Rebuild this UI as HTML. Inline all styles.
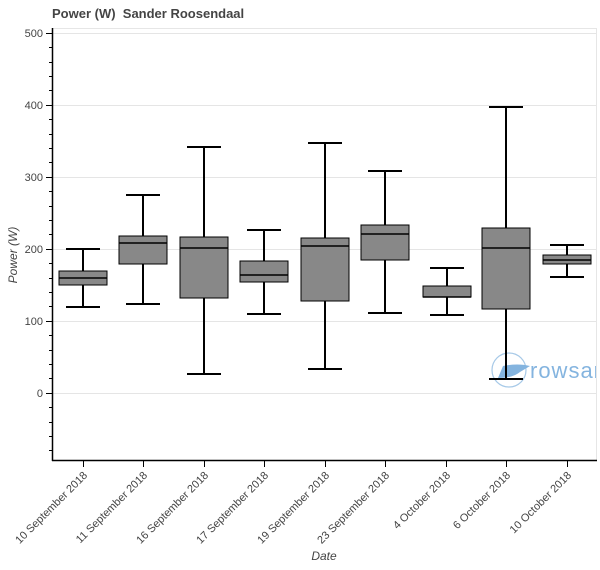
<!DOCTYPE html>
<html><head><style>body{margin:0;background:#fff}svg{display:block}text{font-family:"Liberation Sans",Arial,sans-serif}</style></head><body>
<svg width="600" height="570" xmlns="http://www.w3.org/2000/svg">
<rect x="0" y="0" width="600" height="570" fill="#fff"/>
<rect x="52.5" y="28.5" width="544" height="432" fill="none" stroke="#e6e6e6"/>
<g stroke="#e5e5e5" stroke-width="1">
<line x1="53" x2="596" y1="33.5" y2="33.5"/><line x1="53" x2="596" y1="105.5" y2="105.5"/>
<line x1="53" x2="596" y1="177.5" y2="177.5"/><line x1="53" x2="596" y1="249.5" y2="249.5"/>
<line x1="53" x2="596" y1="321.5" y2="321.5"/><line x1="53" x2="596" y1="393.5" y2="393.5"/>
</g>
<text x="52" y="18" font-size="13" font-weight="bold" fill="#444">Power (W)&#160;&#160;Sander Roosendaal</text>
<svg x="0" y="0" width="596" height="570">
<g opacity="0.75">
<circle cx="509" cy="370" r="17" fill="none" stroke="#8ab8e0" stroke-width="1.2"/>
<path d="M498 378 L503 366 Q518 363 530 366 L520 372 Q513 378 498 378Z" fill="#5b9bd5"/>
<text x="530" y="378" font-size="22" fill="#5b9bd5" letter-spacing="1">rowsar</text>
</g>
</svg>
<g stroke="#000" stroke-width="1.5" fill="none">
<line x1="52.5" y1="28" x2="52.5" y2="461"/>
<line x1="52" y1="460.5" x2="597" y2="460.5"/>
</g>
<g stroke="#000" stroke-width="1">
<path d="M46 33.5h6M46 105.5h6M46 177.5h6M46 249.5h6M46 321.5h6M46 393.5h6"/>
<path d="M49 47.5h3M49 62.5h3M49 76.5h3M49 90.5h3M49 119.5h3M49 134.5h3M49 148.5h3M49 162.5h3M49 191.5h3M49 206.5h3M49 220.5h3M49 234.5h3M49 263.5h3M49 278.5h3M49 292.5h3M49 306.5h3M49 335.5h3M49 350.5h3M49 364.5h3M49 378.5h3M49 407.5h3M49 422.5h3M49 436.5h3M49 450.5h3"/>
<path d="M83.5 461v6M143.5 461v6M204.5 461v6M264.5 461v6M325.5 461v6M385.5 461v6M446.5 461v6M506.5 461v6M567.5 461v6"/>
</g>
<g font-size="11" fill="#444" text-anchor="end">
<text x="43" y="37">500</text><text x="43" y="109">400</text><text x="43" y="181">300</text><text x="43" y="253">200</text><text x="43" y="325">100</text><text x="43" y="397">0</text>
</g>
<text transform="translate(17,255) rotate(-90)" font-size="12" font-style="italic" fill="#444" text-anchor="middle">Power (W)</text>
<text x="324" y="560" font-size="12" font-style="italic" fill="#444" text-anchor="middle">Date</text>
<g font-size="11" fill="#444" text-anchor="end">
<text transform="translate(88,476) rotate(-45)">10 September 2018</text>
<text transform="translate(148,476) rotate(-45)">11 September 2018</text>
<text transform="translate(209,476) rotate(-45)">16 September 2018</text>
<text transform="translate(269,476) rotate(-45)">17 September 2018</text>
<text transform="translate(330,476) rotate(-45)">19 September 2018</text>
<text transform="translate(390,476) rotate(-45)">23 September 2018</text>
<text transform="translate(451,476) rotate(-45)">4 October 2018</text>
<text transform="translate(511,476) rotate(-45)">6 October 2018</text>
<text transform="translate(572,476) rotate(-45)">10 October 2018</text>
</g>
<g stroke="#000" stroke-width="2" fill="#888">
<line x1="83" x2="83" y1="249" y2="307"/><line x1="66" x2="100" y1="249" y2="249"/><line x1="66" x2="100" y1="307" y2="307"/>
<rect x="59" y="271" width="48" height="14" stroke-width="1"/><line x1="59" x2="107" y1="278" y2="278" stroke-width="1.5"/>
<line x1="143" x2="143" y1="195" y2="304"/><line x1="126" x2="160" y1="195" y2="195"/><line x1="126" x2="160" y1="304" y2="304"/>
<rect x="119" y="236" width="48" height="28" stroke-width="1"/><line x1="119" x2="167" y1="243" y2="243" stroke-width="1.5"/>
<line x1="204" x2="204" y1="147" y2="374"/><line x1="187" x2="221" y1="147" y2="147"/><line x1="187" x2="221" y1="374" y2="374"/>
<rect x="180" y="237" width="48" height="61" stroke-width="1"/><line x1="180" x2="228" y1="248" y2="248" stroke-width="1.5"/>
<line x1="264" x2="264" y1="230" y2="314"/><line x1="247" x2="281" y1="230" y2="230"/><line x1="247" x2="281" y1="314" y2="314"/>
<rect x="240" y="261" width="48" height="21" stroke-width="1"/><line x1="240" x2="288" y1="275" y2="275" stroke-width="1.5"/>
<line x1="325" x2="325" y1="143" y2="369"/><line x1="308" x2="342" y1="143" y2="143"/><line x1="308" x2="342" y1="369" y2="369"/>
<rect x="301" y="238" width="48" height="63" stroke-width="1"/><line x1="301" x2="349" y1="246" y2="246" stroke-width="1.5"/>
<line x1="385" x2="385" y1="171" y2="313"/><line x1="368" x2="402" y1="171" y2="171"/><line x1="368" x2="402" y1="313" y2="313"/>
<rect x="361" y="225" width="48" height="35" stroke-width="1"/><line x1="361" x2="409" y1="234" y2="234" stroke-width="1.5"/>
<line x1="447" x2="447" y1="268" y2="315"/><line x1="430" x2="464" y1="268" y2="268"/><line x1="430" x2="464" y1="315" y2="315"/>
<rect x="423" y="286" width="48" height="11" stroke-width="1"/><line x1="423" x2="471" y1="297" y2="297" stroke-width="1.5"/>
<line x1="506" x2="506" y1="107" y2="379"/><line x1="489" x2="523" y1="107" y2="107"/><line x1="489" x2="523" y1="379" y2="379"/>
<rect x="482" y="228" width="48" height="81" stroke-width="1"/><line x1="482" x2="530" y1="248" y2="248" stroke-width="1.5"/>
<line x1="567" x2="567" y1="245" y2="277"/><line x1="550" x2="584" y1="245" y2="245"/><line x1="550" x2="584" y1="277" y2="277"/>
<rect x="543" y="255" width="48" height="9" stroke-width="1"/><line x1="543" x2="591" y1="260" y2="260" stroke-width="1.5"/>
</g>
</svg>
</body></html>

※ ※ ※

TASK BRIEF :: Restate the entire listing word for word, excluding pictures.

RESPONSE TO THE EXERCISE ::
Rebuild this UI as HTML. Inline all styles.
<!DOCTYPE html>
<html><head><style>body{margin:0;background:#fff}svg{display:block}text{font-family:"Liberation Sans",Arial,sans-serif}</style></head><body>
<svg width="600" height="570" xmlns="http://www.w3.org/2000/svg">
<rect x="0" y="0" width="600" height="570" fill="#fff"/>
<rect x="52.5" y="28.5" width="544" height="432" fill="none" stroke="#e6e6e6"/>
<g stroke="#e5e5e5" stroke-width="1">
<line x1="53" x2="596" y1="33.5" y2="33.5"/><line x1="53" x2="596" y1="105.5" y2="105.5"/>
<line x1="53" x2="596" y1="177.5" y2="177.5"/><line x1="53" x2="596" y1="249.5" y2="249.5"/>
<line x1="53" x2="596" y1="321.5" y2="321.5"/><line x1="53" x2="596" y1="393.5" y2="393.5"/>
</g>
<text x="52" y="18" font-size="13" font-weight="bold" fill="#444">Power (W)&#160;&#160;Sander Roosendaal</text>
<svg x="0" y="0" width="596" height="570">
<g opacity="0.75">
<circle cx="509" cy="370" r="17" fill="none" stroke="#8ab8e0" stroke-width="1.2"/>
<path d="M498 378 L503 366 Q518 363 530 366 L520 372 Q513 378 498 378Z" fill="#5b9bd5"/>
<text x="530" y="378" font-size="22" fill="#5b9bd5" letter-spacing="1">rowsar</text>
</g>
</svg>
<g stroke="#000" stroke-width="1.5" fill="none">
<line x1="52.5" y1="28" x2="52.5" y2="461"/>
<line x1="52" y1="460.5" x2="597" y2="460.5"/>
</g>
<g stroke="#000" stroke-width="1">
<path d="M46 33.5h6M46 105.5h6M46 177.5h6M46 249.5h6M46 321.5h6M46 393.5h6"/>
<path d="M49 47.5h3M49 62.5h3M49 76.5h3M49 90.5h3M49 119.5h3M49 134.5h3M49 148.5h3M49 162.5h3M49 191.5h3M49 206.5h3M49 220.5h3M49 234.5h3M49 263.5h3M49 278.5h3M49 292.5h3M49 306.5h3M49 335.5h3M49 350.5h3M49 364.5h3M49 378.5h3M49 407.5h3M49 422.5h3M49 436.5h3M49 450.5h3"/>
<path d="M83.5 461v6M143.5 461v6M204.5 461v6M264.5 461v6M325.5 461v6M385.5 461v6M446.5 461v6M506.5 461v6M567.5 461v6"/>
</g>
<g font-size="11" fill="#444" text-anchor="end">
<text x="43" y="37">500</text><text x="43" y="109">400</text><text x="43" y="181">300</text><text x="43" y="253">200</text><text x="43" y="325">100</text><text x="43" y="397">0</text>
</g>
<text transform="translate(17,255) rotate(-90)" font-size="12" font-style="italic" fill="#444" text-anchor="middle">Power (W)</text>
<text x="324" y="560" font-size="12" font-style="italic" fill="#444" text-anchor="middle">Date</text>
<g font-size="11" fill="#444" text-anchor="end">
<text transform="translate(88,476) rotate(-45)">10 September 2018</text>
<text transform="translate(148,476) rotate(-45)">11 September 2018</text>
<text transform="translate(209,476) rotate(-45)">16 September 2018</text>
<text transform="translate(269,476) rotate(-45)">17 September 2018</text>
<text transform="translate(330,476) rotate(-45)">19 September 2018</text>
<text transform="translate(390,476) rotate(-45)">23 September 2018</text>
<text transform="translate(451,476) rotate(-45)">4 October 2018</text>
<text transform="translate(511,476) rotate(-45)">6 October 2018</text>
<text transform="translate(572,476) rotate(-45)">10 October 2018</text>
</g>
<g stroke="#000" stroke-width="2" fill="#888">
<line x1="83" x2="83" y1="249" y2="307"/><line x1="66" x2="100" y1="249" y2="249"/><line x1="66" x2="100" y1="307" y2="307"/>
<rect x="59" y="271" width="48" height="14" stroke-width="1"/><line x1="59" x2="107" y1="278" y2="278" stroke-width="1.5"/>
<line x1="143" x2="143" y1="195" y2="304"/><line x1="126" x2="160" y1="195" y2="195"/><line x1="126" x2="160" y1="304" y2="304"/>
<rect x="119" y="236" width="48" height="28" stroke-width="1"/><line x1="119" x2="167" y1="243" y2="243" stroke-width="1.5"/>
<line x1="204" x2="204" y1="147" y2="374"/><line x1="187" x2="221" y1="147" y2="147"/><line x1="187" x2="221" y1="374" y2="374"/>
<rect x="180" y="237" width="48" height="61" stroke-width="1"/><line x1="180" x2="228" y1="248" y2="248" stroke-width="1.5"/>
<line x1="264" x2="264" y1="230" y2="314"/><line x1="247" x2="281" y1="230" y2="230"/><line x1="247" x2="281" y1="314" y2="314"/>
<rect x="240" y="261" width="48" height="21" stroke-width="1"/><line x1="240" x2="288" y1="275" y2="275" stroke-width="1.5"/>
<line x1="325" x2="325" y1="143" y2="369"/><line x1="308" x2="342" y1="143" y2="143"/><line x1="308" x2="342" y1="369" y2="369"/>
<rect x="301" y="238" width="48" height="63" stroke-width="1"/><line x1="301" x2="349" y1="246" y2="246" stroke-width="1.5"/>
<line x1="385" x2="385" y1="171" y2="313"/><line x1="368" x2="402" y1="171" y2="171"/><line x1="368" x2="402" y1="313" y2="313"/>
<rect x="361" y="225" width="48" height="35" stroke-width="1"/><line x1="361" x2="409" y1="234" y2="234" stroke-width="1.5"/>
<line x1="447" x2="447" y1="268" y2="315"/><line x1="430" x2="464" y1="268" y2="268"/><line x1="430" x2="464" y1="315" y2="315"/>
<rect x="423" y="286" width="48" height="11" stroke-width="1"/><line x1="423" x2="471" y1="297" y2="297" stroke-width="1.5"/>
<line x1="506" x2="506" y1="107" y2="379"/><line x1="489" x2="523" y1="107" y2="107"/><line x1="489" x2="523" y1="379" y2="379"/>
<rect x="482" y="228" width="48" height="81" stroke-width="1"/><line x1="482" x2="530" y1="248" y2="248" stroke-width="1.5"/>
<line x1="567" x2="567" y1="245" y2="277"/><line x1="550" x2="584" y1="245" y2="245"/><line x1="550" x2="584" y1="277" y2="277"/>
<rect x="543" y="255" width="48" height="9" stroke-width="1"/><line x1="543" x2="591" y1="260" y2="260" stroke-width="1.5"/>
</g>
</svg>
</body></html>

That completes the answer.